▶ **Requirements**: Write out each line word for word. Drop pictures.

▶ **Recorded data**:
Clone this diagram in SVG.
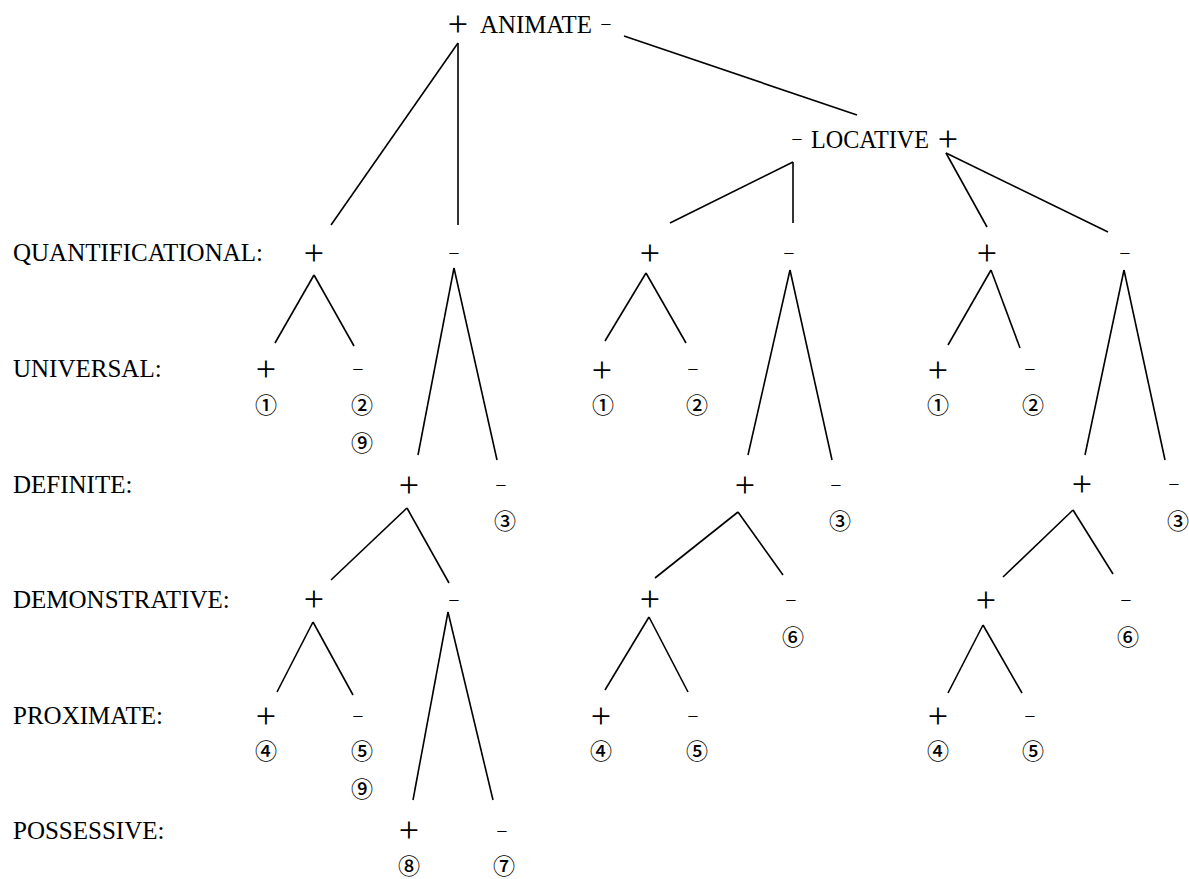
<svg xmlns="http://www.w3.org/2000/svg" width="1189" height="879" viewBox="0 0 1189 879">
<style>
text{font-family:"Liberation Serif","DejaVu Serif",serif;fill:#000}
.lab{font-size:25px}
.p{font-size:36px;text-anchor:middle}
.m{font-size:20px;text-anchor:middle}
.c{font-family:"Noto Sans CJK JP","DejaVu Sans",sans-serif;font-size:22px;font-weight:500;text-anchor:middle}
.e line{stroke:#000;stroke-width:1.6;stroke-linecap:butt}
</style>
<rect width="1189" height="879" fill="#fff"/>
<g id="labels">
<text class="lab" x="13" y="261">QUANTIFICATIONAL:</text>
<text class="lab" x="13" y="377">UNIVERSAL:</text>
<text class="lab" x="13" y="493">DEFINITE:</text>
<text class="lab" x="13" y="608">DEMONSTRATIVE:</text>
<text class="lab" x="13" y="724">PROXIMATE:</text>
<text class="lab" x="13" y="839">POSSESSIVE:</text>
</g>
<g id="animate">
<text class="p" x="458" y="36">+</text>
<text class="lab" x="480" y="33" textLength="112" lengthAdjust="spacingAndGlyphs">ANIMATE</text>
<text class="m" x="606" y="31">−</text>
</g>
<g id="locative">
<text class="m" x="797" y="146">−</text>
<text class="lab" x="811" y="148" textLength="118" lengthAdjust="spacingAndGlyphs">LOCATIVE</text>
<text class="p" x="948" y="151">+</text>
</g>
<g class="e" id="connectors">
<line x1="458" y1="43" x2="331" y2="225"/>
<line x1="458" y1="43" x2="458" y2="225"/>
<line x1="624" y1="36" x2="857" y2="115"/>
<line x1="793" y1="162" x2="670" y2="223"/>
<line x1="793" y1="162" x2="793" y2="223"/>
<line x1="946" y1="153" x2="987" y2="227"/>
<line x1="946" y1="153" x2="1108" y2="232"/>
<line x1="314" y1="275" x2="275" y2="343"/>
<line x1="314" y1="275" x2="354" y2="346"/>
<line x1="454" y1="268" x2="418" y2="455"/>
<line x1="454" y1="268" x2="497" y2="460"/>
<line x1="407" y1="508" x2="331" y2="580"/>
<line x1="407" y1="508" x2="449" y2="583"/>
<line x1="313" y1="622" x2="277" y2="692"/>
<line x1="313" y1="622" x2="353" y2="695"/>
<line x1="448" y1="612" x2="413" y2="800"/>
<line x1="448" y1="612" x2="493" y2="800"/>
<line x1="646" y1="273" x2="605" y2="341"/>
<line x1="646" y1="273" x2="686" y2="343"/>
<line x1="790" y1="270" x2="748" y2="455"/>
<line x1="790" y1="270" x2="832" y2="460"/>
<line x1="738" y1="512" x2="655" y2="578"/>
<line x1="738" y1="512" x2="783" y2="575"/>
<line x1="649" y1="617" x2="605" y2="690"/>
<line x1="649" y1="617" x2="688" y2="692"/>
<line x1="991" y1="270" x2="948" y2="345"/>
<line x1="991" y1="270" x2="1020" y2="348"/>
<line x1="1124" y1="270" x2="1085" y2="455"/>
<line x1="1124" y1="270" x2="1165" y2="460"/>
<line x1="1073" y1="510" x2="1003" y2="577"/>
<line x1="1073" y1="510" x2="1113" y2="574"/>
<line x1="983" y1="625" x2="948" y2="693"/>
<line x1="983" y1="625" x2="1022" y2="693"/>
</g>
<g id="L-q-plus"><text class="p" x="314" y="265">+</text></g>
<g id="L-q-minus"><text class="m" x="454" y="260">−</text></g>
<g id="L-u-plus"><text class="p" x="266" y="381">+</text><text class="c" x="266" y="413">①</text></g>
<g id="L-u-minus"><text class="m" x="358" y="376">−</text><text class="c" x="362" y="413">②</text><text class="c" x="362" y="451">⑨</text></g>
<g id="L-d-plus"><text class="p" x="409" y="497">+</text></g>
<g id="L-d-minus"><text class="m" x="501" y="492">−</text><text class="c" x="505" y="529">③</text></g>
<g id="L-dm-plus"><text class="p" x="314" y="611">+</text></g>
<g id="L-dm-minus"><text class="m" x="454" y="607">−</text></g>
<g id="L-p-plus"><text class="p" x="266" y="728">+</text><text class="c" x="266" y="759">④</text></g>
<g id="L-p-minus"><text class="m" x="358" y="723">−</text><text class="c" x="362" y="759">⑤</text><text class="c" x="362" y="797">⑨</text></g>
<g id="L-ps-plus"><text class="p" x="409" y="842">+</text><text class="c" x="409" y="874">⑧</text></g>
<g id="L-ps-minus"><text class="m" x="502" y="838">−</text><text class="c" x="504" y="874">⑦</text></g>
<g id="M-q-plus"><text class="p" x="650" y="265">+</text></g>
<g id="M-q-minus"><text class="m" x="789" y="260">−</text></g>
<g id="M-u-plus"><text class="p" x="602" y="382">+</text><text class="c" x="603" y="413">①</text></g>
<g id="M-u-minus"><text class="m" x="693" y="376">−</text><text class="c" x="697" y="413">②</text></g>
<g id="M-d-plus"><text class="p" x="745" y="497">+</text></g>
<g id="M-d-minus"><text class="m" x="836" y="492">−</text><text class="c" x="840" y="529">③</text></g>
<g id="M-dm-plus"><text class="p" x="650" y="611">+</text></g>
<g id="M-dm-minus"><text class="m" x="791" y="607">−</text><text class="c" x="793" y="645">⑥</text></g>
<g id="M-p-plus"><text class="p" x="601" y="728">+</text><text class="c" x="601" y="759">④</text></g>
<g id="M-p-minus"><text class="m" x="693" y="723">−</text><text class="c" x="697" y="759">⑤</text></g>
<g id="R-q-plus"><text class="p" x="987" y="265">+</text></g>
<g id="R-q-minus"><text class="m" x="1125" y="260">−</text></g>
<g id="R-u-plus"><text class="p" x="938" y="382">+</text><text class="c" x="938" y="413">①</text></g>
<g id="R-u-minus"><text class="m" x="1030" y="376">−</text><text class="c" x="1033" y="413">②</text></g>
<g id="R-d-plus"><text class="p" x="1082" y="496">+</text></g>
<g id="R-d-minus"><text class="m" x="1174" y="491">−</text><text class="c" x="1178" y="529">③</text></g>
<g id="R-dm-plus"><text class="p" x="986" y="612">+</text></g>
<g id="R-dm-minus"><text class="m" x="1126" y="607">−</text><text class="c" x="1128" y="645">⑥</text></g>
<g id="R-p-plus"><text class="p" x="938" y="728">+</text><text class="c" x="938" y="759">④</text></g>
<g id="R-p-minus"><text class="m" x="1030" y="723">−</text><text class="c" x="1033" y="759">⑤</text></g>
</svg>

▶ **Exercise response**:
Clone this diagram in SVG.
<svg xmlns="http://www.w3.org/2000/svg" width="1189" height="879" viewBox="0 0 1189 879">
<style>
text{font-family:"Liberation Serif","DejaVu Serif",serif;fill:#000}
.lab{font-size:25px}
.p{font-size:36px;text-anchor:middle}
.m{font-size:20px;text-anchor:middle}
.c{font-family:"Noto Sans CJK JP","DejaVu Sans",sans-serif;font-size:22px;font-weight:500;text-anchor:middle}
.e line{stroke:#000;stroke-width:1.6;stroke-linecap:butt}
</style>
<rect width="1189" height="879" fill="#fff"/>
<g id="labels">
<text class="lab" x="13" y="261">QUANTIFICATIONAL:</text>
<text class="lab" x="13" y="377">UNIVERSAL:</text>
<text class="lab" x="13" y="493">DEFINITE:</text>
<text class="lab" x="13" y="608">DEMONSTRATIVE:</text>
<text class="lab" x="13" y="724">PROXIMATE:</text>
<text class="lab" x="13" y="839">POSSESSIVE:</text>
</g>
<g id="animate">
<text class="p" x="458" y="36">+</text>
<text class="lab" x="480" y="33" textLength="112" lengthAdjust="spacingAndGlyphs">ANIMATE</text>
<text class="m" x="606" y="31">−</text>
</g>
<g id="locative">
<text class="m" x="797" y="146">−</text>
<text class="lab" x="811" y="148" textLength="118" lengthAdjust="spacingAndGlyphs">LOCATIVE</text>
<text class="p" x="948" y="151">+</text>
</g>
<g class="e" id="connectors">
<line x1="458" y1="43" x2="331" y2="225"/>
<line x1="458" y1="43" x2="458" y2="225"/>
<line x1="624" y1="36" x2="857" y2="115"/>
<line x1="793" y1="162" x2="670" y2="223"/>
<line x1="793" y1="162" x2="793" y2="223"/>
<line x1="946" y1="153" x2="987" y2="227"/>
<line x1="946" y1="153" x2="1108" y2="232"/>
<line x1="314" y1="275" x2="275" y2="343"/>
<line x1="314" y1="275" x2="354" y2="346"/>
<line x1="454" y1="268" x2="418" y2="455"/>
<line x1="454" y1="268" x2="497" y2="460"/>
<line x1="407" y1="508" x2="331" y2="580"/>
<line x1="407" y1="508" x2="449" y2="583"/>
<line x1="313" y1="622" x2="277" y2="692"/>
<line x1="313" y1="622" x2="353" y2="695"/>
<line x1="448" y1="612" x2="413" y2="800"/>
<line x1="448" y1="612" x2="493" y2="800"/>
<line x1="646" y1="273" x2="605" y2="341"/>
<line x1="646" y1="273" x2="686" y2="343"/>
<line x1="790" y1="270" x2="748" y2="455"/>
<line x1="790" y1="270" x2="832" y2="460"/>
<line x1="738" y1="512" x2="655" y2="578"/>
<line x1="738" y1="512" x2="783" y2="575"/>
<line x1="649" y1="617" x2="605" y2="690"/>
<line x1="649" y1="617" x2="688" y2="692"/>
<line x1="991" y1="270" x2="948" y2="345"/>
<line x1="991" y1="270" x2="1020" y2="348"/>
<line x1="1124" y1="270" x2="1085" y2="455"/>
<line x1="1124" y1="270" x2="1165" y2="460"/>
<line x1="1073" y1="510" x2="1003" y2="577"/>
<line x1="1073" y1="510" x2="1113" y2="574"/>
<line x1="983" y1="625" x2="948" y2="693"/>
<line x1="983" y1="625" x2="1022" y2="693"/>
</g>
<g id="L-q-plus"><text class="p" x="314" y="265">+</text></g>
<g id="L-q-minus"><text class="m" x="454" y="260">−</text></g>
<g id="L-u-plus"><text class="p" x="266" y="381">+</text><text class="c" x="266" y="413">①</text></g>
<g id="L-u-minus"><text class="m" x="358" y="376">−</text><text class="c" x="362" y="413">②</text><text class="c" x="362" y="451">⑨</text></g>
<g id="L-d-plus"><text class="p" x="409" y="497">+</text></g>
<g id="L-d-minus"><text class="m" x="501" y="492">−</text><text class="c" x="505" y="529">③</text></g>
<g id="L-dm-plus"><text class="p" x="314" y="611">+</text></g>
<g id="L-dm-minus"><text class="m" x="454" y="607">−</text></g>
<g id="L-p-plus"><text class="p" x="266" y="728">+</text><text class="c" x="266" y="759">④</text></g>
<g id="L-p-minus"><text class="m" x="358" y="723">−</text><text class="c" x="362" y="759">⑤</text><text class="c" x="362" y="797">⑨</text></g>
<g id="L-ps-plus"><text class="p" x="409" y="842">+</text><text class="c" x="409" y="874">⑧</text></g>
<g id="L-ps-minus"><text class="m" x="502" y="838">−</text><text class="c" x="504" y="874">⑦</text></g>
<g id="M-q-plus"><text class="p" x="650" y="265">+</text></g>
<g id="M-q-minus"><text class="m" x="789" y="260">−</text></g>
<g id="M-u-plus"><text class="p" x="602" y="382">+</text><text class="c" x="603" y="413">①</text></g>
<g id="M-u-minus"><text class="m" x="693" y="376">−</text><text class="c" x="697" y="413">②</text></g>
<g id="M-d-plus"><text class="p" x="745" y="497">+</text></g>
<g id="M-d-minus"><text class="m" x="836" y="492">−</text><text class="c" x="840" y="529">③</text></g>
<g id="M-dm-plus"><text class="p" x="650" y="611">+</text></g>
<g id="M-dm-minus"><text class="m" x="791" y="607">−</text><text class="c" x="793" y="645">⑥</text></g>
<g id="M-p-plus"><text class="p" x="601" y="728">+</text><text class="c" x="601" y="759">④</text></g>
<g id="M-p-minus"><text class="m" x="693" y="723">−</text><text class="c" x="697" y="759">⑤</text></g>
<g id="R-q-plus"><text class="p" x="987" y="265">+</text></g>
<g id="R-q-minus"><text class="m" x="1125" y="260">−</text></g>
<g id="R-u-plus"><text class="p" x="938" y="382">+</text><text class="c" x="938" y="413">①</text></g>
<g id="R-u-minus"><text class="m" x="1030" y="376">−</text><text class="c" x="1033" y="413">②</text></g>
<g id="R-d-plus"><text class="p" x="1082" y="496">+</text></g>
<g id="R-d-minus"><text class="m" x="1174" y="491">−</text><text class="c" x="1178" y="529">③</text></g>
<g id="R-dm-plus"><text class="p" x="986" y="612">+</text></g>
<g id="R-dm-minus"><text class="m" x="1126" y="607">−</text><text class="c" x="1128" y="645">⑥</text></g>
<g id="R-p-plus"><text class="p" x="938" y="728">+</text><text class="c" x="938" y="759">④</text></g>
<g id="R-p-minus"><text class="m" x="1030" y="723">−</text><text class="c" x="1033" y="759">⑤</text></g>
</svg>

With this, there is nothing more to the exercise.